On exploring flexible pathways to learning
This past August, Vermont Secretary of Education Dr Rebecca Holcombe addressed the 2016 Amplifying Student Voice & Partnership Conference on the topic of equity in education. She was also kind enough to allow us to record and share her remarks.
In the first of two installments, we hear from Secretary Holcombe as she highlights the story of one particular student from Randolph Union High School, who, along with support from his community, found a way to channel his passion for farming into work-based learning in Vermont, and from there, a world of high-level business skills.
Meet Gus Linnebur.
“I have a video here to start your day and get you thinking about what it means to personalize, what it means to fit school to the child, while still holding high expectations for those children. And to challenge them to achieve their vision while realizing that maybe you have to walk different paths to get to the same end.
This is a student-made video. [Linnebur] put it together to talk about his own experience of using Flexible Pathways in Vermont. And what’s so powerful about it is that he really illustrates that personalization is a process.

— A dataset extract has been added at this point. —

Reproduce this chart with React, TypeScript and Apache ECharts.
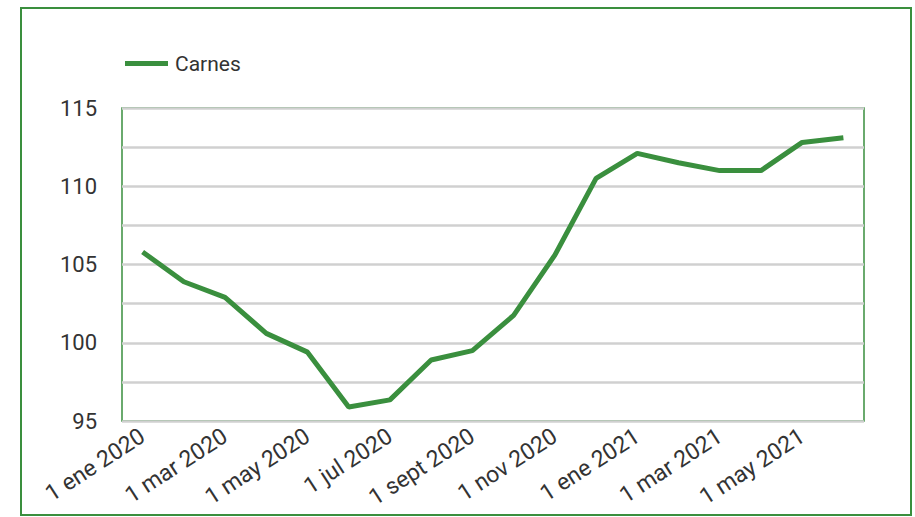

It’s not: you have a PLP, so we’ve done personalization! But it’s that personalization is a recursive interaction between the individual and the work and the learning goals.
And a process of not letting go of any of those aspects, because if you do, you won’t serve the child.
This is a student who was nicknamed in his school “Bloody Knuckles” because he used to walk around and punch lockers all the time. He was a student who, by his own acknowledgement, was getting in a lot of trouble, and maybe not going to finish high school.
And somebody, in the course of the PLP process, cued into the fact that we have something called ‘work-based internships’, and saw an opportunity.
And I’m going to let Gus explain it to you.”
Gus’ Goat Farm Internship
What Gus’ Story Can Teach Us:
“Here’s a student that I think is going to grow up, run a business, employ people in his community and increase our export positive balance by sending his artisanal cheeses to New York City somewhere down the road.
And that’s a good thing.
It’s a good thing to help somebody find something they can do that can add value and can help them support themselves, support their family and employ other people, and end up being part of civil society somewhere down the road.
This is not something that we might have thought of as a success, if you think of how narrow some of the accountability frameworks we talk about what success in school is, in terms of what bare knowledge and college-readyness is.
But I think it’s important to remember in a part of what we can do when we take Gus’ challenge, is think differently about how to ensure potential and aspiration, and make sure it’s really at the table with all of us.”